Now Available: Five Films by Anna Kipervaser

Posted August 26th, 2025 in Announcements, New Acquisitions, New Digital Files, New Films, News / Events

Canyon Cinema is pleased to announce that five films by Anna Kipervaser, made between 2021 and 2023, are now available.

Anna Kipervaser is a Ukrainian-born artist whose practice engages with a range of topics including human and nonhuman animal bodies, ethnicity, religion, colonialism, and environmental conservation. Her engagement with these topics is informed by a commitment to formal experimentation, DIY and alternative processes, spanning disciplines including experimental and documentary moving image works in both 16mm film and digital video.

Бабушка Галя и Дедушка Аркадий // Grandma Galya and Grandpa Arkadiy (2023, 4.5 minutes, color, sound, 16mm)

A jovial and dreamy rumination on love. On time passing. On what we collect, what we hold on to, and how we maintain connection to homeplace, to ourselves.

Next Her Heart (2023, 12 minutes, color, sound, 16mm)

Eternal recurrence and wisdom undone. The end or the beginning. Who are we that we. One and the same are the shadow cast and its cause. A hypnotic journey through the seven valleys on the way to reach the abode of the Simurgh.

With The Tide, with the tide (2022, 3 minutes, color, sound, 16mm)

I know, you’re a seasonal beast
Like the starfish that drift in with the tide
With the tide
So until your blood runs
To meet the next full moon
Your madness fits in nicely with my own
With my own
Your lunacy fits neatly with my own
My very own

– from Sea Song by Robert Wyatt

Terrain Ahead (2021, 20.5 minutes, color, sound, digital file)

A meditation on water, Terrain Ahead is a hybrid analog-digital experimental documentary exploring the trajectory of human impact on coastlines in the United Arab Emirates. The film asks questions around visibility and invisibility, around what is and can be documented and shared, and that which cannot.

in ocula oculorum (2021, 12.5 minutes, color, sound, digital file)

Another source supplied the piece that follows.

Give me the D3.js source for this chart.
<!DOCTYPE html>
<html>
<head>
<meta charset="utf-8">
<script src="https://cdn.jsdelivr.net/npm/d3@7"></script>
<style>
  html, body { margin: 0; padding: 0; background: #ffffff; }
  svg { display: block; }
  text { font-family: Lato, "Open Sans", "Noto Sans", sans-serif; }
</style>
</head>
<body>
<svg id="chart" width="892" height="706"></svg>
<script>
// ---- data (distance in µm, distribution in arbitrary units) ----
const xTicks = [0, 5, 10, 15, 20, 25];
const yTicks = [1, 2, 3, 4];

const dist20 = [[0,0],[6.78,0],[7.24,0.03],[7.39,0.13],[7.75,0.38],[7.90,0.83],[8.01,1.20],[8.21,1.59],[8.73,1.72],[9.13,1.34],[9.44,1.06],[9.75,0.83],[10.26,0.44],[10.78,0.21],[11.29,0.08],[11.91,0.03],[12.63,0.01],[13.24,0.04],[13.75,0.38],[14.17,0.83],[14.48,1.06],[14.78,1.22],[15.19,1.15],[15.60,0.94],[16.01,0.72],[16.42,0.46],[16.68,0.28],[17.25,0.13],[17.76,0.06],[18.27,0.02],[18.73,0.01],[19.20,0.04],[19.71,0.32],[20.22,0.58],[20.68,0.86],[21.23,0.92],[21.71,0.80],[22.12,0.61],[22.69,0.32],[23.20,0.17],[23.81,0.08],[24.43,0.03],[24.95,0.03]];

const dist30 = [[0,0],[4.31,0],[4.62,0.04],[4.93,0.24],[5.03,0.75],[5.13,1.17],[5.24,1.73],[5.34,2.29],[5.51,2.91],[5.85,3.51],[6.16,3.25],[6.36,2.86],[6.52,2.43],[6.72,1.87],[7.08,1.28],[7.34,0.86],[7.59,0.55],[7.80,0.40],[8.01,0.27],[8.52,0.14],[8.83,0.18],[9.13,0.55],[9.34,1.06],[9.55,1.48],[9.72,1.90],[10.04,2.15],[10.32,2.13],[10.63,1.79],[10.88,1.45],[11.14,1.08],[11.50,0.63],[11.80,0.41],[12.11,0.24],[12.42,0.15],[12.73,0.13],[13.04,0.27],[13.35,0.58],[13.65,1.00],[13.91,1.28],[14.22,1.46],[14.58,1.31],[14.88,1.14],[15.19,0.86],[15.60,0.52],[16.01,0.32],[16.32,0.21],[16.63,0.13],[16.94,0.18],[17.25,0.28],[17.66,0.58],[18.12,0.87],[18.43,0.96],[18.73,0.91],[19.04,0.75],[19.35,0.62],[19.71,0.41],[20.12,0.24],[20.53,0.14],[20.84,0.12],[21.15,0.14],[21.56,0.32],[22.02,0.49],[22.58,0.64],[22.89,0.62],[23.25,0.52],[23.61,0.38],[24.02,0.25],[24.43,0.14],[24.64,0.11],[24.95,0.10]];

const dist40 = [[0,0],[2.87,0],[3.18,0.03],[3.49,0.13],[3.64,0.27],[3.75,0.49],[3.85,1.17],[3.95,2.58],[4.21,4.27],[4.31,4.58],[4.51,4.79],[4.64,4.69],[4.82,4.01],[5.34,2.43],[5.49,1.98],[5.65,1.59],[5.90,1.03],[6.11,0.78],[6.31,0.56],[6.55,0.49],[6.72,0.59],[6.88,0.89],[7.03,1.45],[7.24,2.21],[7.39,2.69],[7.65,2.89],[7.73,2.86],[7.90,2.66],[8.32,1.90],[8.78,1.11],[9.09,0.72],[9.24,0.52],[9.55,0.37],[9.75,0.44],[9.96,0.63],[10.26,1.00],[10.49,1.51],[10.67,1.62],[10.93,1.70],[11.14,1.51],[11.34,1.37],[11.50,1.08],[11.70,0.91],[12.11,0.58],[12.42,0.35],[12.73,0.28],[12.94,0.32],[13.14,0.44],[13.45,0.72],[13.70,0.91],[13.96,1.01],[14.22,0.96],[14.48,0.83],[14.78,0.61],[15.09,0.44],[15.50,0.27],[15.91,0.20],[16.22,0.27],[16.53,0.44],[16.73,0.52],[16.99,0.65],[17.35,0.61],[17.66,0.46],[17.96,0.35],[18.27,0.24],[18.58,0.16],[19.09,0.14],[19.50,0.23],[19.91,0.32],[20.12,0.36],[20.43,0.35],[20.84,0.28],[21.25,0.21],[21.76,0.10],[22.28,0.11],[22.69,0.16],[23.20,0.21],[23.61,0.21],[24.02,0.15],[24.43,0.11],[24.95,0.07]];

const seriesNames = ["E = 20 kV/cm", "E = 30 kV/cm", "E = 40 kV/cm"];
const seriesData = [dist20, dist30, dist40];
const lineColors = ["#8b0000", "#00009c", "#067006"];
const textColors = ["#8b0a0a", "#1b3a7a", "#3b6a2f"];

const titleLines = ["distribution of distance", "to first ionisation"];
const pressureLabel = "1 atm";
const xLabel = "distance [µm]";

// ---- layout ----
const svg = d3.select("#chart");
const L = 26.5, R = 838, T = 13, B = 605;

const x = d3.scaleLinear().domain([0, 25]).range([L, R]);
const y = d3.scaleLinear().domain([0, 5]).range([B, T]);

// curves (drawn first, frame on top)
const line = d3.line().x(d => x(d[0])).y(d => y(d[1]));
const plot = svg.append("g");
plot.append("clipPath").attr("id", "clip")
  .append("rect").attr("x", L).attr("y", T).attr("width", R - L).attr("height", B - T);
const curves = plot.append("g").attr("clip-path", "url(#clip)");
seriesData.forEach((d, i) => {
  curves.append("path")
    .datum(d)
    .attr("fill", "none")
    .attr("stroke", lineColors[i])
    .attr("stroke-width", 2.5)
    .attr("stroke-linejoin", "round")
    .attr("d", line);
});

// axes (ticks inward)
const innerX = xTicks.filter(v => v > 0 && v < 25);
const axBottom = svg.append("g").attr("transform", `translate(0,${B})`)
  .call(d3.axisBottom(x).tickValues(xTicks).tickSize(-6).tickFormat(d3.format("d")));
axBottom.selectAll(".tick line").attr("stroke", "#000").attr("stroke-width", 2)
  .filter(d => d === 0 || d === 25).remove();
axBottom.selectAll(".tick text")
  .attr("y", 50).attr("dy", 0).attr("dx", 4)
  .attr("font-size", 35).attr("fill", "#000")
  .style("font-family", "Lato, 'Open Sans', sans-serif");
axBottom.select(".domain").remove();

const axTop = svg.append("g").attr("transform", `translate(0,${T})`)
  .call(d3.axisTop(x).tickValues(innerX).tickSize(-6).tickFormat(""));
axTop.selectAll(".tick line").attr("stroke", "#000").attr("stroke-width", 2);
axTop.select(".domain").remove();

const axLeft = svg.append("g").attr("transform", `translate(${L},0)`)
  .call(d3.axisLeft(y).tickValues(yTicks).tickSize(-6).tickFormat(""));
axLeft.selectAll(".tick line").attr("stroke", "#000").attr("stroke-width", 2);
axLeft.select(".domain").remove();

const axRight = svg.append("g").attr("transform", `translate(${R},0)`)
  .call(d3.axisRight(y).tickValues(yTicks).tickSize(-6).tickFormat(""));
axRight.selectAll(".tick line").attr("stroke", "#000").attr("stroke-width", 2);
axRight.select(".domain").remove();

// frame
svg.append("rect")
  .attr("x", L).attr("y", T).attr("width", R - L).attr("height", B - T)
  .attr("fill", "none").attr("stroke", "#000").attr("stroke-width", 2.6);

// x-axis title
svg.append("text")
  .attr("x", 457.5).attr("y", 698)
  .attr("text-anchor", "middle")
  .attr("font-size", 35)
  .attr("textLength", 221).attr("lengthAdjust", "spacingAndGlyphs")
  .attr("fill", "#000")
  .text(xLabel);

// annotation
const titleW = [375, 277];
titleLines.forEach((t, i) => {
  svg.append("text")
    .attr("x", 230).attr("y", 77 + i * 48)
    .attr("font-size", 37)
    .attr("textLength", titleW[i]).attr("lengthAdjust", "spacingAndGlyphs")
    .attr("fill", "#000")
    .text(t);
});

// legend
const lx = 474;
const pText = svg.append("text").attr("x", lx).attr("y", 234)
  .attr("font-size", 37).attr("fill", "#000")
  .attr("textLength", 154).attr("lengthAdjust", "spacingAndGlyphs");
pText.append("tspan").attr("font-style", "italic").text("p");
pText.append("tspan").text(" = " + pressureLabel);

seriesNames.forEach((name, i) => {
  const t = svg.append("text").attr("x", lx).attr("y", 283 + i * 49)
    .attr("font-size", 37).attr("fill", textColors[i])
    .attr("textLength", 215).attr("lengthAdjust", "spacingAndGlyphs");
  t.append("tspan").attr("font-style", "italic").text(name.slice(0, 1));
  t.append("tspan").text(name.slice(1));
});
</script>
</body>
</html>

The film interrogates the unknown and the internal, in both subject matter and experience. Dealing with the contemporary state of perpetual doom, it contemplates various stages of life and death from the point of view of our human bodies and perceptual systems. It explores beta movement and phi phenomenon, pushing the limits of intermittence and persistence of vision, playing with our innate desire for continuity and cohesion by forcing image slip.